Contohnya di DKI Jakarta, kendati hanya mencatat 430 pasien positif Covid-19 yang meninggal, DKI Jakarta menggelar 1792 pemakaman dengan protokol Covid-19 per Rabu (6/5/2020). Di Banten, terdapat 52 pasien positif yang meninggal, dan 167 pasien PDP yang meninggal. Di Jawa Timur, terdapat 355 PDP meninggal dan 137 pasien positif Covid-19 meninggal.
Ketua Umum Persatuan Perawat Nasional Indonesia (PPNI) Harif Fadhilah pun mengakui keterlambatan itu berpengaruh terhadap kinerja perawat dan dokter. Menurutnya, "semakin hasil diketahui akan semakin pasti membuat rencana asuhan keperawatan, bagi dokter akan lebih pasti dan cepat memberikan pengobatan".
Selain itu, untuk bertugas menangani pasien, perawat tentu harus dalam kondisi sehat. Keterlambatan mengakibatkan perawat yang disuspek Covid-19 tak kunjung mendapat kepastian untuk bisa kembali bertugas.

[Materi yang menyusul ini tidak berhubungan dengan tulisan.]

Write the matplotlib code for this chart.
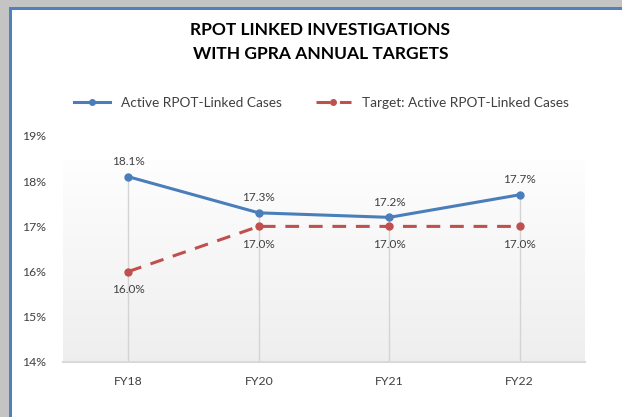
import numpy as np
import matplotlib.pyplot as plt
from matplotlib.patches import Rectangle
from matplotlib.ticker import FuncFormatter

# ---- data ----
categories = ["FY18", "FY20", "FY21", "FY22"]
active_cases = [18.1, 17.3, 17.2, 17.7]
target_cases = [16.0, 17.0, 17.0, 17.0]
y_ticks = [14, 15, 16, 17, 18, 19]

BLUE = "#4a7ebb"
RED = "#c0504d"
TXT = "#404040"

plt.rcParams['font.family'] = ['Lato', 'DejaVu Sans']

W, H = 622, 417
fig = plt.figure(figsize=(W / 100, H / 100), dpi=100)
fig.patch.set_facecolor("white")

# window-style frame: gray shadow + blue edge on top and left
fig.patches.append(Rectangle((0, 1 - 7 / H), 1, 7 / H, transform=fig.transFigure,
                             facecolor="#c4c4c4", edgecolor="none", zorder=0))
fig.patches.append(Rectangle((0, 0), 9 / W, 1, transform=fig.transFigure,
                             facecolor="#c4c4c4", edgecolor="none", zorder=0))
fig.patches.append(Rectangle((9 / W, 0), 2.5 / W, 1 - 7 / H, transform=fig.transFigure,
                             facecolor="#4f81bd", edgecolor="none", zorder=1))
fig.patches.append(Rectangle((9 / W, 1 - 9.5 / H), 1 - 9 / W, 2.5 / H, transform=fig.transFigure,
                             facecolor="#4f81bd", edgecolor="none", zorder=1))

ax = fig.add_axes([63 / W, 1 - 362 / H, (585 - 63) / W, (362 - 136) / H])
x = np.arange(len(categories))

# soft gradient plot-area background (starts a bit below the top)
grad = np.linspace(0.995, 0.935, 256).reshape(-1, 1)
ax.imshow(np.dstack([grad, grad, grad]), extent=(-0.5, 3.5, 14, 18.45),
          aspect="auto", zorder=0, origin="upper")

# drop lines from the highest point down to the axis
tops = [max(a, t) for a, t in zip(active_cases, target_cases)]
ax.vlines(x, 14, tops, color="#d4d4d4", linewidth=1, zorder=1)

ax.plot(x, active_cases, color=BLUE, linewidth=2.2, marker="o", markersize=5,
        label="Active RPOT-Linked Cases", zorder=4)
ax.plot(x, target_cases, color=RED, linewidth=2.2, linestyle=(0, (4.5, 3.2)),
        marker="o", markersize=5, label="Target: Active RPOT-Linked Cases", zorder=3)

for xi, v in zip(x, active_cases):
    ax.annotate(f"{v:.1f}%", (xi, v), xytext=(0, 7), textcoords="offset points",
                ha="center", va="bottom", fontsize=8.5, color=TXT)
for xi, v in zip(x, target_cases):
    ax.annotate(f"{v:.1f}%", (xi, v), xytext=(0, -9), textcoords="offset points",
                ha="center", va="top", fontsize=8.5, color=TXT)

ax.set_xlim(-0.5, 3.5)
ax.set_ylim(14, 19)
ax.set_xticks(x)
ax.set_xticklabels(categories)
ax.set_yticks(y_ticks)
ax.yaxis.set_major_formatter(FuncFormatter(lambda v, p: f"{int(v)}%"))
ax.tick_params(axis="both", length=0, labelsize=8.8, labelcolor=TXT)
ax.tick_params(axis="y", pad=12)
ax.tick_params(axis="x", pad=10)

for side in ["top", "right", "left"]:
    ax.spines[side].set_visible(False)
ax.spines["bottom"].set_color("#d9d9d9")
ax.spines["bottom"].set_linewidth(1.5)

fig.text(0.515, 1 - 42 / H, "RPOT LINKED INVESTIGATIONS\nWITH GPRA ANNUAL TARGETS",
         ha="center", va="center", fontsize=12.5, fontweight="bold", color="black",
         linespacing=1.55)

fig.legend(loc="center", bbox_to_anchor=(0.517, 1 - 103 / H), ncol=2, frameon=False,
           fontsize=9.8, handlelength=2.6, columnspacing=2.5, markerscale=0.8,
           labelcolor=TXT)

fig.savefig("out.png", dpi=100, facecolor="white")
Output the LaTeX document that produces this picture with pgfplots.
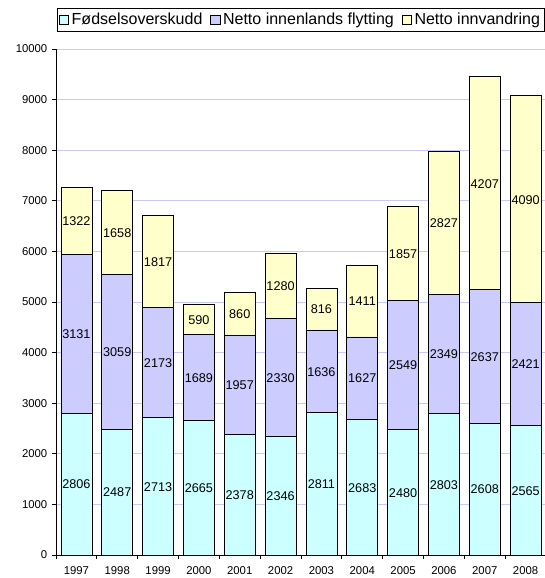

Dekan Fakultas Kedokteran Universitas Indonesia Ari Fahrial Syam menjelaskan bahwa keterlambatan hasil tes COVID-19 mestinya tidak berpengaruh terhadap penanganan pasien. Sebab, selain tes swab, rumah sakit bisa melakukan pemeriksaan awal secara mandiri, misalnya dari foto thorax, CT Scan, pemeriksaan darah, dan lainnya.
"Tinggal menunggu konfirmasi tadi, tapi dalam menunggu konfirmasi pasien tetap dimanage sebagai pasien Covid-19," kata Ari saat dihubungi Tirto pada Kamis (7/5/2020).
Ari pun menyebut ada tiga faktor melonjaknya angka kematian Covid-19 di Indonesia. Pertama, keterlambatan rumah sakit dalam mempersiapkan pandemi sehingga ketika pasien membludak rumah sakit tidak siap. Ketidaksiapan itu termasuk pada sarana seperti ventilator.
"Anda pernah dengar beberapa kasus itu sempat dilempar dari satu rumah sakit ke rumah sakit lain akhirnya baru sampai rumah sakit rujukan dalam keadaan gawat," kata Ari.
Faktor lainnya ialah ketiadaan obat itu sendiri sehingga kesembuhan pasien bergantung sepenuhnya pada daya tahan tubuh.
Laboratorium Kewalahan Tangani Sampel Tes Swab
Sementara itu, Kepala Lembaga Biologi Molekuler Eijkman Institute Amin Soebandrio mengatakan dalam sehari pihaknya bisa menerima 400 sampel untuk dites, sementara kapasitas pengujian hanya 360 dalam sehari.
Kapasitas tidak sebanding dengan sampel yang tiap hari masuk, inilah yang menyebabkan antrean itu terus menumpuk bahkan sampai 1.000 sampel.
Hal itulah yang menyebabkan keterlambatan keluarnya hasil tes COVID-19 padahal, "Tesnya sendiri jika dikerjakan sehari, selesai," kata Amin kepada Tirto pada Rabu (6/5/2020).
Amin menjelaskan, untuk menguji sampel swab, pertama kali harus dilakukan ekstraksi RNA. Proses ini harus dilakukan secara hati-hati karena kemungkinan adanya virus yang hidup.
Tak heran, proses ekstraksi itu harus dikerjakan di laboratorium dengan biosafety level 3. Di sinilah proses pengujian memakan waktu paling lama.
Menurut Amin, pihaknya bisa saja melakukan pengujian berdasarkan skala prioritas kedaruratan kasus. Hanya saja, laboratorium tidak mendapat informasi soal kondisi pasien saat menerima sampel sehingga urutan pengujian dilakukan berdasar waktu masuk.
Kendati bisa dilakukan, Amin mengingatkan bahwa yang membutuhkan hasil tes dengan segera bukan hanya mereka yang memiliki gejala berat.
"Misalnya, gejalanya tidak terlalu berat tapi dia harus ada keputusan mau dirawat sebagai covid atau bukan. Itu juga membutuhkan keputusan cepat kan," kata Amin.